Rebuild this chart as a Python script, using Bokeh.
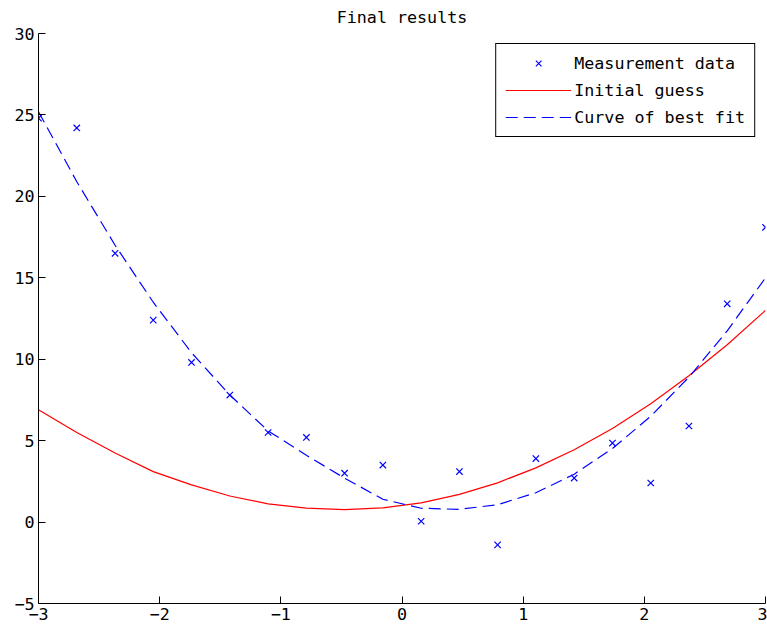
from bokeh.plotting import figure
from bokeh.models import Range1d, FixedTicker, Legend, LegendItem
from bokeh.embed import file_html
from bokeh.resources import INLINE

# Data
x_vals = [-3.0, -2.684, -2.368, -2.053, -1.737, -1.421, -1.105, -0.789, -0.474, -0.158,
          0.158, 0.474, 0.789, 1.105, 1.421, 1.737, 2.053, 2.368, 2.684, 3.0]
measurement = [24.8, 24.2, 16.5, 12.4, 9.8, 7.8, 5.5, 5.2, 3.0, 3.5,
               0.05, 3.1, -1.4, 3.9, 2.7, 4.85, 2.4, 5.9, 13.4, 18.1]
initial_guess = [6.9, 5.5, 4.24, 3.1, 2.28, 1.6, 1.12, 0.86, 0.77, 0.87,
                 1.18, 1.7, 2.41, 3.33, 4.44, 5.75, 7.27, 8.98, 10.89, 13.0]
best_fit = [25.2, 20.9, 17.0, 13.5, 10.4, 7.8, 5.6, 4.1, 2.7, 1.4,
            0.85, 0.78, 1.07, 1.8, 2.94, 4.52, 6.5, 8.9, 11.74, 15.0]
x_ticks = [-3, -2, -1, 0, 1, 2, 3]
y_ticks = [-5, 0, 5, 10, 15, 20, 25, 30]
title_text = "Final results"
labels = ["Measurement data", "Initial guess", "Curve of best fit"]

FONT = "DejaVu Sans Mono"
FS = "16.7px"

p = figure(width=767, height=634, output_backend="svg", toolbar_location=None,
           x_range=Range1d(-3, 3), y_range=Range1d(-5, 30),
           min_border_left=38, min_border_right=2, min_border_top=33, min_border_bottom=31)
p.title.text = title_text
p.title.align = "center"
p.title.vertical_align = "top"
p.title.text_font = FONT
p.title.text_font_size = FS
p.title.text_font_style = "normal"
p.title.text_color = "black"

p.outline_line_color = None
p.xgrid.grid_line_color = None
p.ygrid.grid_line_color = None
p.background_fill_color = "white"
p.border_fill_color = "white"

for ax, ticks in ((p.xaxis[0], x_ticks), (p.yaxis[0], y_ticks)):
    ax.ticker = FixedTicker(ticks=ticks)
    ax.minor_tick_line_color = None
    ax.major_tick_in = 7
    ax.major_tick_out = 0
    ax.axis_line_color = "black"
    ax.major_tick_line_color = "black"
    ax.major_label_text_font = FONT
    ax.major_label_text_font_size = FS
    ax.major_label_text_color = "black"
    ax.major_label_standoff = 4

r_meas = p.scatter(x_vals, measurement, marker="x", size=9, line_color="#0000ff", line_width=1.2)
r_init = p.line(x_vals, initial_guess, line_color="#ff0000", line_width=1.2)
r_fit = p.line(x_vals, best_fit, line_color="#0000ff", line_width=1.2, line_dash="12 6")

legend = Legend(items=[LegendItem(label=labels[0], renderers=[r_meas]),
                       LegendItem(label=labels[1], renderers=[r_init]),
                       LegendItem(label=labels[2], renderers=[r_fit])],
                location="top_right", margin=10, padding=9, spacing=7,
                glyph_width=66, glyph_height=20, label_height=20, label_standoff=3,
                label_text_font=FONT, label_text_font_size=FS, label_text_color="black",
                border_line_color="black", border_line_alpha=1, border_line_width=1,
                background_fill_color="white", background_fill_alpha=1)
p.add_layout(legend, "center")

open("out.html", "w").write(file_html(p, INLINE))
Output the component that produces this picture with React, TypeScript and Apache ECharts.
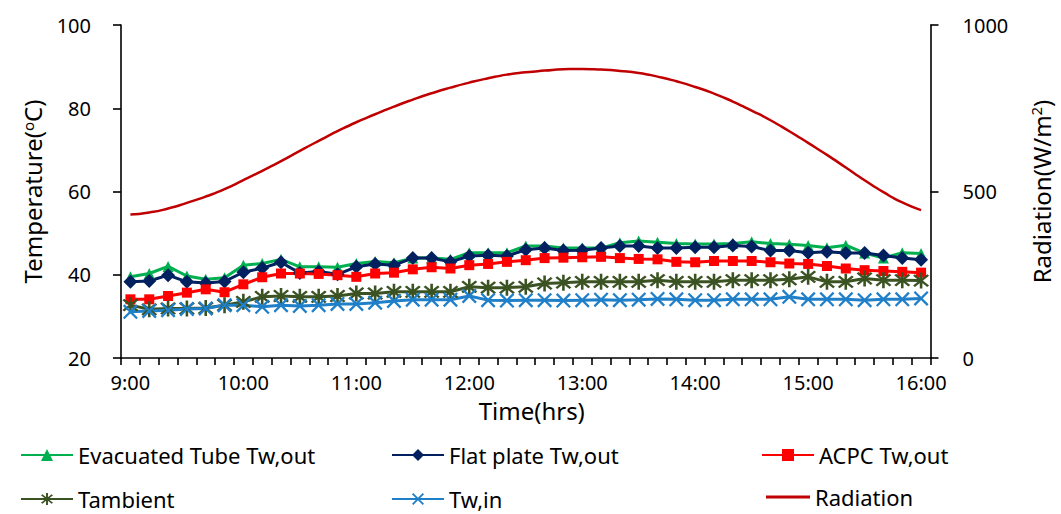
import React, { useEffect, useRef } from "react";
import * as echarts from "echarts";

const times = [
  "9:00", "9:10", "9:20", "9:30", "9:40", "9:50",
  "10:00", "10:10", "10:20", "10:30", "10:40", "10:50",
  "11:00", "11:10", "11:20", "11:30", "11:40", "11:50",
  "12:00", "12:10", "12:20", "12:30", "12:40", "12:50",
  "13:00", "13:10", "13:20", "13:30", "13:40", "13:50",
  "14:00", "14:10", "14:20", "14:30", "14:40", "14:50",
  "15:00", "15:10", "15:20", "15:30", "15:40", "15:50",
  "16:00",
];

const evacuated = [
  39.5, 40.3, 42.0, 39.7, 38.9, 39.3, 42.3, 42.7, 43.7, 41.9, 41.9, 41.8, 42.7, 43.2, 42.9,
  44.0, 44.0, 43.7, 45.3, 45.3, 45.3, 46.9, 46.9, 46.4, 46.4, 46.4, 47.7, 48.1, 47.8, 47.5,
  47.4, 47.4, 47.5, 47.9, 47.5, 47.3, 47.0, 46.5, 47.1, 45.2, 44.0, 45.3, 45.1,
];
const flatPlate = [
  38.3, 38.5, 39.9, 38.3, 38.0, 38.4, 40.6, 41.6, 43.0, 40.4, 40.8, 40.1, 41.9, 42.6, 42.3,
  44.0, 44.0, 43.1, 44.5, 44.7, 44.5, 46.0, 46.4, 45.8, 45.9, 46.4, 46.9, 46.9, 46.4, 46.4,
  46.6, 46.6, 47.0, 46.8, 45.8, 45.8, 45.3, 45.5, 45.2, 45.2, 44.6, 44.0, 43.6,
];
const acpc = [
  34.1, 34.1, 34.9, 35.7, 36.5, 35.8, 37.7, 39.4, 40.3, 40.3, 40.2, 39.9, 39.5, 40.3, 40.5,
  41.3, 41.8, 41.5, 42.3, 42.6, 43.1, 43.5, 44.0, 44.1, 44.2, 44.3, 44.0, 43.8, 43.7, 43.1,
  43.0, 43.3, 43.3, 43.3, 43.0, 42.7, 42.6, 42.1, 41.5, 41.1, 40.9, 40.7, 40.5,
];
const tambient = [
  32.7, 31.7, 31.9, 31.9, 32.0, 32.7, 33.5, 34.7, 34.9, 34.7, 34.7, 34.9, 35.5, 35.5, 35.9,
  35.9, 35.9, 35.9, 37.1, 36.9, 36.9, 37.1, 37.9, 38.1, 38.3, 38.3, 38.3, 38.3, 38.7, 38.3,
  38.3, 38.3, 38.7, 38.7, 38.7, 38.9, 39.5, 38.3, 38.3, 39.1, 38.7, 38.7, 38.6,
];
const twIn = [
  31.1, 31.3, 31.5, 31.8, 31.9, 32.7, 32.7, 32.3, 32.7, 32.5, 32.7, 33.0, 33.0, 33.3, 33.7,
  34.0, 34.0, 34.0, 34.9, 33.9, 33.8, 33.9, 33.9, 33.8, 33.9, 34.0, 33.9, 34.0, 34.2, 34.1,
  33.9, 33.9, 34.1, 34.1, 34.1, 34.7, 34.1, 34.1, 34.1, 33.9, 34.1, 34.1, 34.3,
];
const radiation = [
  431, 437, 449, 466, 485, 507, 534, 562, 591, 622, 652, 681, 708, 732, 755,
  776, 795, 812, 827, 840, 851, 858, 863, 867, 868, 866, 862, 856, 845, 831,
  814, 794, 770, 743, 714, 681, 646, 610, 572, 534, 498, 467, 444,
];

const FONT = "'Noto Sans', 'Open Sans', sans-serif";

const ASTERISK =
  "path://M-1.3,-10L1.3,-10L1.3,10L-1.3,10Z" +
  "M6.15,8.0L-8.0,-6.15L-6.15,-8.0L8.0,6.15Z" +
  "M-8.0,6.15L6.15,-8.0L8.0,-6.15L-6.15,8.0Z";
const XMARK =
  "path://M6.2,7.9L-7.9,-6.2L-6.2,-7.9L7.9,6.2Z" +
  "M-7.9,6.2L6.2,-7.9L7.9,-6.2L-6.2,7.9Z";

export default function App() {
  const ref = useRef<HTMLDivElement>(null);

  useEffect(() => {
    document.body.style.margin = "0";
    if (!ref.current) return;
    const chart = echarts.init(ref.current, null, { renderer: "svg" });

    const lineSeries = (
      name: string,
      data: number[],
      color: string,
      symbol: string,
      symbolSize: number
    ) => ({
      name,
      type: "line",
      data,
      symbol,
      symbolSize,
      showSymbol: true,
      showAllSymbol: true,
      itemStyle: { color },
      lineStyle: { color, width: 3 },
      emphasis: { disabled: true },
    });

    const legendText = { fontSize: 22, fontFamily: FONT, color: "#000" };
    const mkLegend = (name: string, left: number, top: number, extra: any = {}) => ({
      data: [name],
      left,
      top,
      padding: 0,
      itemWidth: 52,
      itemHeight: 15,
      textStyle: legendText,
      selectedMode: false,
      ...extra,
    });

    const axisLineStyle = { color: "#000", width: 1.6 };

    chart.setOption({
      animation: false,
      backgroundColor: "#fff",
      grid: { left: 121, right: 128, top: 25, bottom: 156 },
      legend: [
        mkLegend("Evacuated Tube Tw,out", 20, 444),
        mkLegend("Flat plate Tw,out", 391, 444),
        mkLegend("ACPC Tw,out", 761, 444),
        mkLegend("Tambient", 20, 488),
        mkLegend("Tw,in", 391, 488),
        mkLegend("Radiation", 766, 486, { icon: "rect", itemWidth: 44, itemHeight: 3, itemGap: 0 }),
      ],
      xAxis: {
        type: "category",
        data: times,
        boundaryGap: true,
        name: "Time(hrs)",
        nameLocation: "middle",
        nameGap: 40,
        nameTextStyle: { fontSize: 24, fontFamily: FONT, color: "#000", padding: [0, 0, 0, 12] },
        axisLine: { show: true, lineStyle: axisLineStyle },
        axisTick: { show: true, interval: 0, length: 7, alignWithLabel: false, lineStyle: axisLineStyle },
        axisLabel: { interval: 5, fontSize: 20, fontFamily: FONT, color: "#000", margin: 14 },
        splitLine: { show: false },
      },
      yAxis: [
        {
          type: "value",
          min: 20,
          max: 100,
          interval: 20,
          position: "left",
          name: "Temperature({sup|o}C)",
          nameLocation: "middle",
          nameRotate: 90,
          nameGap: 76,
          nameTextStyle: {
            fontSize: 24,
            fontFamily: FONT,
            color: "#000",
            rich: { sup: { fontSize: 15, fontFamily: FONT, color: "#000", padding: [0, 0, 10, 0] } },
          },
          axisLine: { show: true, lineStyle: axisLineStyle },
          axisTick: { show: true, length: 8, lineStyle: axisLineStyle },
          axisLabel: { fontSize: 20, fontFamily: FONT, color: "#000", margin: 30 },
          splitLine: { show: false },
        },
        {
          type: "value",
          min: 0,
          max: 1000,
          interval: 500,
          position: "right",
          name: "Radiation(W/m{sup|2})",
          nameLocation: "middle",
          nameRotate: 90,
          nameGap: 98,
          nameTextStyle: {
            fontSize: 24,
            fontFamily: FONT,
            color: "#000",
            rich: { sup: { fontSize: 15, fontFamily: FONT, color: "#000", padding: [0, 0, 10, 0] } },
          },
          axisLine: { show: true, lineStyle: axisLineStyle },
          axisTick: { show: true, length: 8, lineStyle: axisLineStyle },
          axisLabel: {
            fontSize: 20,
            fontFamily: FONT,
            color: "#000",
            margin: 32,
            formatter: (v: number) => String(v),
          },
          splitLine: { show: false },
        },
      ],
      series: [
        lineSeries("Evacuated Tube Tw,out", evacuated, "#00B050", "triangle", 11),
        lineSeries("Flat plate Tw,out", flatPlate, "#002060", "diamond", 14),
        lineSeries("ACPC Tw,out", acpc, "#FF0000", "rect", 10),
        lineSeries("Tambient", tambient, "#3B5323", ASTERISK, 16),
        lineSeries("Tw,in", twIn, "#1F7FC8", XMARK, 15),
        {
          name: "Radiation",
          type: "line",
          yAxisIndex: 1,
          data: radiation,
          smooth: 0.6,
          symbol: "none",
          showSymbol: false,
          itemStyle: { color: "#C00000" },
          lineStyle: { color: "#C00000", width: 2.5 },
          emphasis: { disabled: true },
        },
      ],
    });

    return () => chart.dispose();
  }, []);

  return <div ref={ref} style={{ width: 1061, height: 514 }} />;
}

:::

_Given problem:_ Display every line of the listing that contains the string "picture".

_Task solution:_
Output the component that produces this picture with React, TypeScript and Apache ECharts.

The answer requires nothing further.